As a teacher, I am constantly analyzing what types of tasks I am asking my students to do. I often search for quick, short warm-up problems that I can get my students working on when then enter the classroom. I then ask students to anticipate what the learning objective for the day will be based on their experience with the warmup. These warmups are my way of setting students up for learning in my classroom so I have to be very careful with the tasks I choose. Then real life happens, and I forget to create/prep a warmup for a class, so I do a quick search on the web to find a filler resource. This happened to me the other day, and with a few factors (end of break, rough night for sleep, late start to the school day– it was canceled first, then switched to 2 hours late, if that doesn’t cause confusion-, running behind schedule because daycare drop-off didn’t go smoothly, etc) I end up with this.
I have a group of 6th graders this year, and they are struggling with graphing. Let’s face it, I have many 8th graders and even High School students who struggle with using the coordinate plane properly. So although the Math Standard I decided to address is outside of my target grade level, I figure it is a good way to ease back into the school year for this group so we can start looking at some algebraic relationships. Looking at the CCSSM, this is the standard that correlates with this worksheet (although the sight I got it from labeled it a 7th grade pre-algebra assignment).
Use a pair of perpendicular number lines, called axes, to define a coordinate system, with the intersection of the lines (the origin) arranged to coincide with the 0 on each line and a given point in the plane located by using an ordered pair of numbers, called its coordinates. Understand that the first number indicates how far to travel from the origin in the direction of one axis, and the second number indicates how far to travel in the direction of the second axis, with the convention that the names of the two axes and the coordinates correspond (e.g., x-axis and x-coordinate, y-axis and y-coordinate).
So away we go. Students meet me at my door, I hand this to them as they enter and away the hour starts. One thing that should have alerted me to incoming troubles is the fact that I did not get any questions on this sheet, students started working on it and had it completed fairly quickly.
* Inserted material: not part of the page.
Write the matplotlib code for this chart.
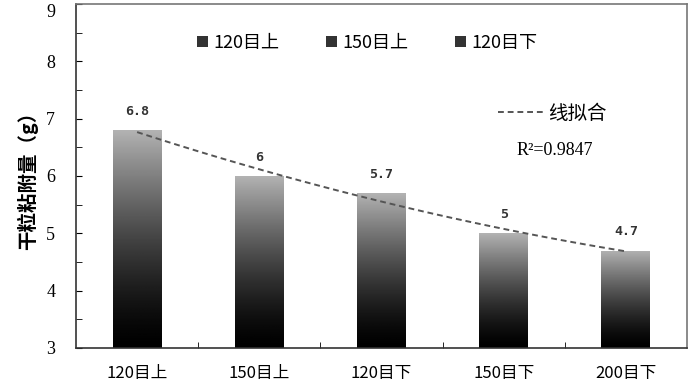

Depending on how students handle the warmups, I will either have them anticipate the learning objective before or after we discuss “answers”. I do this so that dialogue or questions that may come up as we share answers do not influence initial thinking. This was a day where, since they handled this so expertly, I asked them the following question before “correcting” the warmup.
“Based on the warmup you did today, what do you think the learning objective for Math is today?”
Typical learning objective definition for me is listing all of the student’s responses (except for duplicate ideas) on the whiteboard, having a quick discussion with students on things we can revise/edit, and producing a refined result. This result has 95% of the time been exactly the learning objective I have in mind- and typically worded so succinctly for students that I find this invaluable to my classroom. That last 5% of the time we come up with a statement that is close but needs some minor work. On those, I will go through and “correct” the warmup with the class and we will return to the learning objective to see if we need to refine it again. After the group discussion on the answers for the work, students will create a statement that is correct (I will also do this the other 95% of the time, but no revisions are made because they were right the first time!).
Results for the learning objective:
I wonder where they got that idea? Well, let’s look back to the handout I distributed…
It’s mentioned three times on the worksheet- it’s what I want for an answer right? Talk about stifling learning. The sad thing is that I have done countless worksheets similar to this one when I was a student and also have given these same types of worksheets to my students in early teaching years. Doesn’t this demonstrate proficiency? I would say no, especially when 80% of the ones I have handed in get part one totally wrong, but part two right. Students do not take the time to check answers, and they especially don’t take time to compare between different problem types. My typical student will give me answers in the form of (Y,X) for part one- but they get part two right because there is no letter at (7,-6). It’s not understanding, it’s answer getting.
So, after that short debacle I took the remaining sheets I had for the next class and cut out what I didn’t need. This is what I gave students the next hour:
They took the sheet from me and walked into the room, looked at it and did something I appreciated: They asked me about the graph instead of doing nothing or connecting the dots (I have had students do that). I walked up to the board and wrote a simple direction.
“Tell me the location of 6 points (letters)”
I purposefully left out any formal vocabulary (graph, coordinates, ordered pairs, coordinate plane, XY axis, plot, etc) because I wanted to know what students were thinking when looking at the graph. It was very clear which students understood coordinate pairs. There was no way students could obtain a correct answer because they couldn’t find a point at an alternate location. The surprising thing is, every student got 100% on this warmup. The other surprising thing is, when they did a picture graph during class where they were given coordinates to plot, ~50% graphed it incorrectly. Tomorrow will be time for personal conferences about that issue to see if we can clear up and cement concepts.
Oh, and what did my learning objective look like with the “revised” warmup?
I’m pretty good with that for now- it gives me a great base to build more upon.
Be careful what you give out or assign, make sure that students are supplying the intended learning objective- not you in the form of a worksheet.